KOMPAS/HENDRA A SETYAWAN

Aktivitas penyortiran biji kopi robusta di pabrik milik PT Asal Jaya, Dampit, Malang, Jawa Timur, Rabu (10/1/2018).

Ketidaksiapan juga membuat negara kita rentan diserbu tenaga kerja profesional asing manakala pasar bebas kawasan sepenuhnya dibuka. Selama belum ada terobosan terkait ketersediaan SDM berkualitas ini, seberapa ekstensif pun langkah deregulasi dan perbaikan iklim investasi dilakukan, tak akan cukup untuk memacu industri dan ekonomi.

Lewat Nawacita II yang menetapkan pembangunan SDM sebagai fokus pada periode kedua pemerintahannya, Jokowi diharapkan bisa membuat perubahan, melalui berbagai terobosan dan koreksi kebijakan, untuk meletakkan dasar pembangunan SDM jangka panjang ke depan.

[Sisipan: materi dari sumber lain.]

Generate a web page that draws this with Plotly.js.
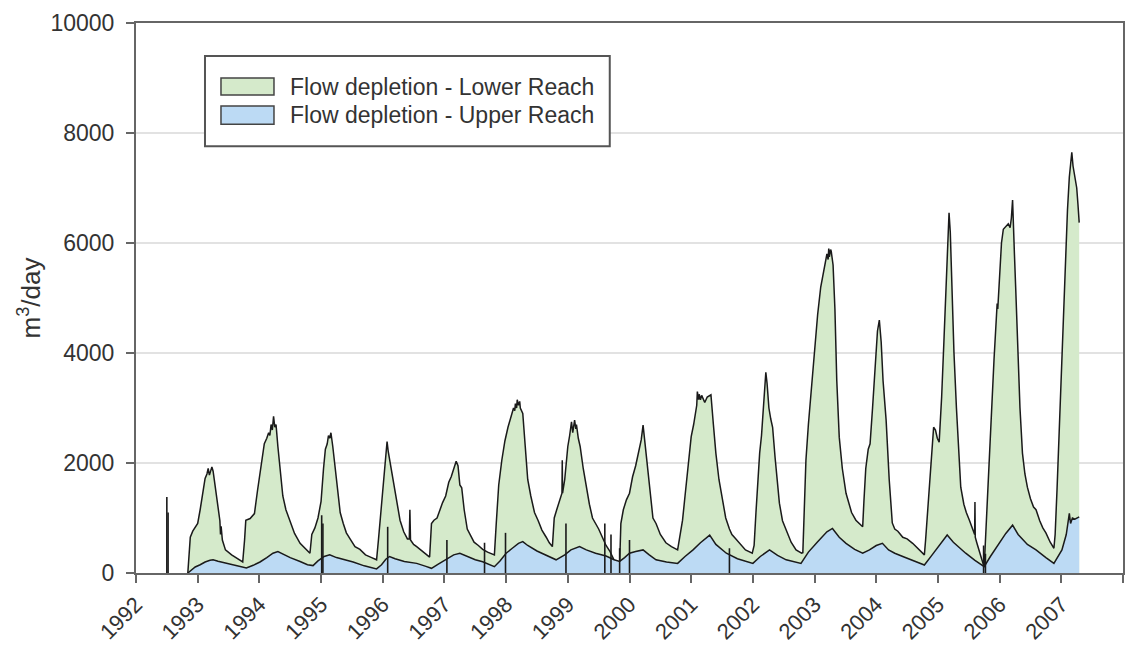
<!DOCTYPE html>
<html>
<head>
<meta charset="utf-8">
<script src="https://cdn.plot.ly/plotly-3.0.1.min.js"></script>
<style>html,body{margin:0;padding:0;background:#fff;}#chart{width:1129px;height:648px;}</style>
</head>
<body>
<div id="chart"></div>
<script>
// Stacked top (upper + lower reach), m3/day, x in decimal years
const totalYears = [
1992.84,1992.86,1992.88,1992.92,1992.96,1993.00,1993.04,1993.08,1993.12,1993.15,1993.17,1993.19,1993.21,1993.23,1993.25,1993.28,1993.31,1993.33,1993.36,1993.37,1993.38,1993.40,1993.45,1993.55,1993.65,1993.73,
1993.76,1993.78,1993.85,1993.92,1993.97,1994.03,1994.08,1994.12,1994.15,1994.17,1994.19,1994.21,1994.23,1994.25,1994.27,1994.30,1994.34,1994.38,1994.43,1994.49,1994.57,1994.66,1994.75,1994.82,
1994.85,1994.90,1994.95,1995.00,1995.04,1995.07,1995.10,1995.12,1995.14,1995.16,1995.19,1995.23,1995.27,1995.31,1995.36,1995.41,1995.47,1995.55,1995.63,1995.72,1995.82,1995.90,
1995.93,1995.96,1996.00,1996.03,1996.06,1996.07,1996.09,1996.12,1996.17,1996.22,1996.28,1996.34,1996.40,1996.43,1996.44,1996.45,1996.50,1996.55,1996.62,1996.70,1996.76,
1996.79,1996.83,1996.88,1996.93,1996.97,1997.02,1997.07,1997.11,1997.15,1997.19,1997.22,1997.25,1997.28,1997.32,1997.37,1997.42,1997.48,1997.55,1997.62,1997.70,1997.81,
1997.84,1997.88,1997.93,1997.98,1998.03,1998.08,1998.12,1998.14,1998.15,1998.17,1998.18,1998.20,1998.22,1998.23,1998.27,1998.31,1998.35,1998.40,1998.46,1998.52,1998.58,1998.65,1998.70,1998.75,
1998.78,1998.82,1998.86,1998.90,1998.905,1998.91,1998.915,1998.95,1999.00,1999.03,1999.05,1999.06,1999.08,1999.10,1999.11,1999.13,1999.14,1999.17,1999.20,1999.25,1999.30,1999.35,1999.40,1999.45,1999.50,1999.56,1999.62,1999.68,1999.72,1999.76,1999.80,1999.84,
1999.86,1999.90,1999.95,2000.00,2000.05,2000.10,2000.15,2000.19,2000.22,2000.25,2000.28,2000.32,2000.35,2000.38,2000.43,2000.50,2000.59,2000.68,2000.78,
2000.82,2000.86,2000.90,2000.95,2001.00,2001.04,2001.07,2001.09,2001.10,2001.12,2001.13,2001.15,2001.17,2001.18,2001.22,2001.26,2001.32,2001.36,2001.40,2001.45,2001.51,2001.56,2001.62,2001.66,2001.70,2001.78,2001.88,2001.99,
2002.02,2002.05,2002.08,2002.11,2002.14,2002.17,2002.20,2002.21,2002.23,2002.26,2002.29,2002.32,2002.36,2002.40,2002.43,2002.48,2002.54,2002.62,2002.70,2002.79,
2002.81,2002.83,2002.86,2002.90,2002.95,2003.00,2003.05,2003.10,2003.14,2003.17,2003.20,2003.22,2003.23,2003.24,2003.26,2003.27,2003.30,2003.33,2003.36,2003.40,2003.45,2003.51,2003.56,2003.60,2003.67,2003.72,2003.78,
2003.80,2003.83,2003.87,2003.90,2003.94,2003.98,2004.02,2004.05,2004.08,2004.11,2004.16,2004.21,2004.26,2004.30,2004.35,2004.43,2004.50,2004.59,2004.68,2004.78,
2004.80,2004.83,2004.86,2004.90,2004.93,2004.96,2004.99,2005.02,2005.06,2005.10,2005.14,2005.17,2005.18,2005.20,2005.23,2005.26,2005.30,2005.34,2005.37,2005.42,2005.46,2005.51,2005.56,2005.595,2005.60,2005.605,2005.63,2005.67,2005.71,2005.75,
2005.77,2005.80,2005.83,2005.87,2005.91,2005.95,2005.96,2005.97,2006.00,2006.03,2006.06,2006.10,2006.14,2006.17,2006.19,2006.21,2006.22,2006.24,2006.26,2006.30,2006.33,2006.37,2006.41,2006.45,2006.50,2006.55,2006.59,2006.65,2006.70,2006.75,2006.82,2006.88,
2006.90,2006.93,2006.96,2007.00,2007.04,2007.07,2007.10,2007.13,2007.16,2007.17,2007.19,2007.22,2007.25,2007.27,2007.29
];
const totalDepletion = [
0,400,650,760,830,900,1150,1450,1720,1800,1900,1780,1880,1930,1850,1600,1400,1200,950,700,850,600,420,330,260,200,
600,960,990,1080,1500,1950,2350,2450,2550,2500,2700,2600,2850,2650,2700,2300,1800,1400,1150,960,720,540,430,360,
700,820,1000,1300,1900,2250,2350,2500,2450,2550,2300,1900,1450,1100,900,730,620,480,430,330,280,240,
600,1000,1500,1900,2300,2390,2200,2000,1700,1300,960,750,620,620,1150,600,520,480,420,340,290,
900,960,1000,1180,1280,1400,1650,1750,1900,2030,1950,1600,1550,1150,800,700,560,500,430,380,330,
900,1600,2050,2400,2650,2850,3000,2950,3080,3000,3150,3050,3120,3000,2900,2300,1700,1400,1100,950,780,650,550,480,
1000,1150,1300,1450,1450,2050,1450,1700,2300,2500,2650,2750,2550,2700,2780,2620,2700,2450,2300,1900,1550,1250,1000,900,800,650,500,400,300,200,120,150,
900,1150,1330,1450,1750,1950,2200,2420,2690,2350,2050,1600,1270,1000,900,700,550,480,420,
700,960,1400,1900,2480,2700,2900,3050,3300,3150,3250,3150,3230,3200,3100,3200,3240,2700,2180,1700,1270,1000,800,700,650,540,420,360,
500,1100,1700,2180,2500,3000,3500,3650,3450,3000,2800,2650,2100,1600,1270,950,780,560,420,360,
370,1200,2050,2700,3400,4100,4700,5200,5450,5600,5800,5700,5900,5750,5880,5850,5600,4800,3500,2470,1900,1450,1250,1100,960,900,840,
1300,1900,2250,2350,3000,3800,4400,4600,4200,3500,2780,1700,910,800,760,650,620,540,440,330,
600,1100,1560,2200,2650,2600,2450,2380,3200,4300,5400,6300,6550,6200,5000,4000,3000,2100,1560,1250,1100,960,800,700,1290,650,550,420,250,110,
600,1400,2180,3000,3900,4700,4900,4800,5500,6000,6250,6300,6350,6280,6450,6780,6300,5800,5200,4000,3000,2180,1800,1560,1350,1200,1150,950,820,730,560,450,
700,1500,2470,3700,4800,5800,6600,7200,7600,7650,7400,7200,7000,6700,6370
];

// Upper reach (bottom of the stack), m3/day
const upperYears = [
1992.84,1992.90,1992.96,1993.04,1993.12,1993.20,1993.25,1993.33,1993.45,1993.58,1993.70,1993.79,1993.90,1994.01,1994.12,1994.22,1994.30,1994.38,1994.50,1994.66,1994.78,1994.87,1994.95,1995.05,1995.14,1995.25,1995.38,1995.52,1995.70,1995.90,1995.98,1996.05,1996.11,1996.20,1996.35,1996.55,1996.70,1996.79,1996.90,1997.05,1997.15,1997.25,1997.35,1997.50,1997.62,1997.81,1997.90,1998.00,1998.10,1998.20,1998.27,1998.35,1998.50,1998.70,1998.81,1998.95,1999.05,1999.19,1999.30,1999.45,1999.62,1999.75,1999.84,1999.92,2000.00,2000.10,2000.22,2000.32,2000.43,2000.60,2000.78,2000.90,2001.03,2001.15,2001.30,2001.40,2001.57,2001.75,2002.00,2002.12,2002.27,2002.40,2002.54,2002.78,2002.90,2003.05,2003.20,2003.29,2003.40,2003.51,2003.65,2003.78,2003.89,2004.00,2004.10,2004.20,2004.30,2004.43,2004.60,2004.78,2004.90,2005.05,2005.15,2005.25,2005.45,2005.60,2005.75,2005.85,2006.00,2006.10,2006.21,2006.30,2006.45,2006.59,2006.75,2006.88,2007.01,2007.08,2007.13,2007.15,2007.18,2007.22,2007.29
];
const upperReach = [
0,60,110,150,200,230,240,215,180,145,110,90,140,200,280,360,390,340,280,210,150,135,220,300,330,280,240,200,130,75,150,250,300,260,210,175,120,85,160,260,330,360,310,240,205,115,220,360,450,540,570,500,400,300,240,330,420,480,420,360,310,240,210,280,360,390,420,330,240,200,175,300,420,550,690,520,360,260,175,300,420,320,240,175,380,570,750,810,650,540,430,360,420,500,540,420,360,300,220,145,320,550,690,560,360,230,115,300,550,720,870,700,520,420,280,175,420,700,1085,900,1000,980,1020
];

// Isolated daily spikes drawn as vertical strokes
const spikeYears = [1992.50,1992.52,1995.01,1995.03,1996.08,1997.04,1997.65,1997.99,1998.97,1999.60,1999.70,1999.84,2000.00,2001.62,2005.74,2005.77];
const spikeTops  = [1380,1100,1050,900,840,600,550,730,900,900,700,450,600,450,500,350];

const yearTicks = [1992,1993,1994,1995,1996,1997,1998,1999,2000,2001,2002,2003,2004,2005,2006,2007,2008];
const valueTicks = [0,2000,4000,6000,8000,10000];
const legendLabels = ["Flow depletion - Lower Reach", "Flow depletion - Upper Reach"];

const GREEN = "#d5eacb", BLUE = "#bcdaf4", LINE = "#1a1a1a";

const spikeX = [], spikeY = [];
spikeYears.forEach((yr, i) => { spikeX.push(yr, yr, null); spikeY.push(0, spikeTops[i], null); });

const traces = [
  {x: totalYears, y: totalDepletion, type: "scatter", mode: "lines", fill: "tozeroy",
   fillcolor: GREEN, line: {color: LINE, width: 1.5}, name: legendLabels[0], hoverinfo: "skip"},
  {x: upperYears, y: upperReach, type: "scatter", mode: "lines", fill: "tozeroy",
   fillcolor: BLUE, line: {color: LINE, width: 1.5}, name: legendLabels[1], hoverinfo: "skip"},
  {x: spikeX, y: spikeY, type: "scatter", mode: "lines", line: {color: LINE, width: 1.6},
   hoverinfo: "skip", showlegend: false}
];

const FONT = "Liberation Sans, Arial, sans-serif";
const axisCommon = {showline: true, linecolor: "#666", linewidth: 2, mirror: true,
  ticks: "outside", ticklen: 8, tickwidth: 2, tickcolor: "#666", zeroline: false};

const layout = {
  width: 1129, height: 648,
  margin: {l: 136, r: 6, t: 23, b: 75},
  paper_bgcolor: "#fff", plot_bgcolor: "#fff",
  showlegend: false,
  xaxis: Object.assign({}, axisCommon, {range: [1992, 2008], tickvals: yearTicks,
    ticktext: yearTicks.map(String), tickangle: -45, showgrid: false,
    tickfont: {family: FONT, size: 22, color: "#333"}}),
  yaxis: Object.assign({}, axisCommon, {range: [0, 10000], tickvals: valueTicks,
    ticktext: valueTicks.map(String), ticklabelstandoff: 7,
    tickfont: {family: FONT, size: 23, color: "#333"},
    showgrid: true, gridcolor: "#e2e2e2", gridwidth: 1.5,
    title: {text: "m<sup>3</sup>/day", font: {family: FONT, size: 26, color: "#333"}, standoff: 2}}),
  shapes: [
    {type: "rect", xref: "paper", yref: "paper", x0: 0.0699, x1: 0.480, y0: 0.776, y1: 0.940,
     line: {color: "#555", width: 2}, fillcolor: "#fff"},
    {type: "rect", xref: "paper", yref: "paper", x0: 0.0861, x1: 0.1398, y0: 0.869, y1: 0.900,
     line: {color: "#444", width: 1.5}, fillcolor: GREEN},
    {type: "rect", xref: "paper", yref: "paper", x0: 0.0861, x1: 0.1398, y0: 0.816, y1: 0.849,
     line: {color: "#444", width: 1.5}, fillcolor: BLUE}
  ],
  annotations: [
    {xref: "paper", yref: "paper", x: 0.154, y: 0.8836, xanchor: "left", yanchor: "middle",
     text: legendLabels[0], showarrow: false, font: {family: FONT, size: 23, color: "#333"}},
    {xref: "paper", yref: "paper", x: 0.154, y: 0.8327, xanchor: "left", yanchor: "middle",
     text: legendLabels[1], showarrow: false, font: {family: FONT, size: 23, color: "#333"}}
  ]
};

Plotly.newPlot("chart", traces, layout, {staticPlot: true, displayModeBar: false});
</script>
</body>
</html>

Meningkatkan produktivitas tenaga kerja hanya bisa diwujudkan dengan menciptakan lapangan kerja yang baik dan berkualitas dalam jumlah besar. Kuncinya, lewat pendidikan, pengembangan keterampilan, dukungan kebijakan publik, memperbaiki iklim usaha, dan perbaikan regulasi terkait ketenagakerjaan. Tak bisa hanya pemerintah sendiri. Harus ada kerja sama lebih padu dengan perguruan tinggi, industri, dan masyarakat. Lebih penting lagi, meningkatkan produktivitas nasional juga tak cukup hanya dengan meningkatkan kualitas SDM. Harus ada upaya serius menumbuhkan budaya produktif secara nasional menjadi gerakan nasional yang melibatkan semua komponen dan tak sebatas wacana.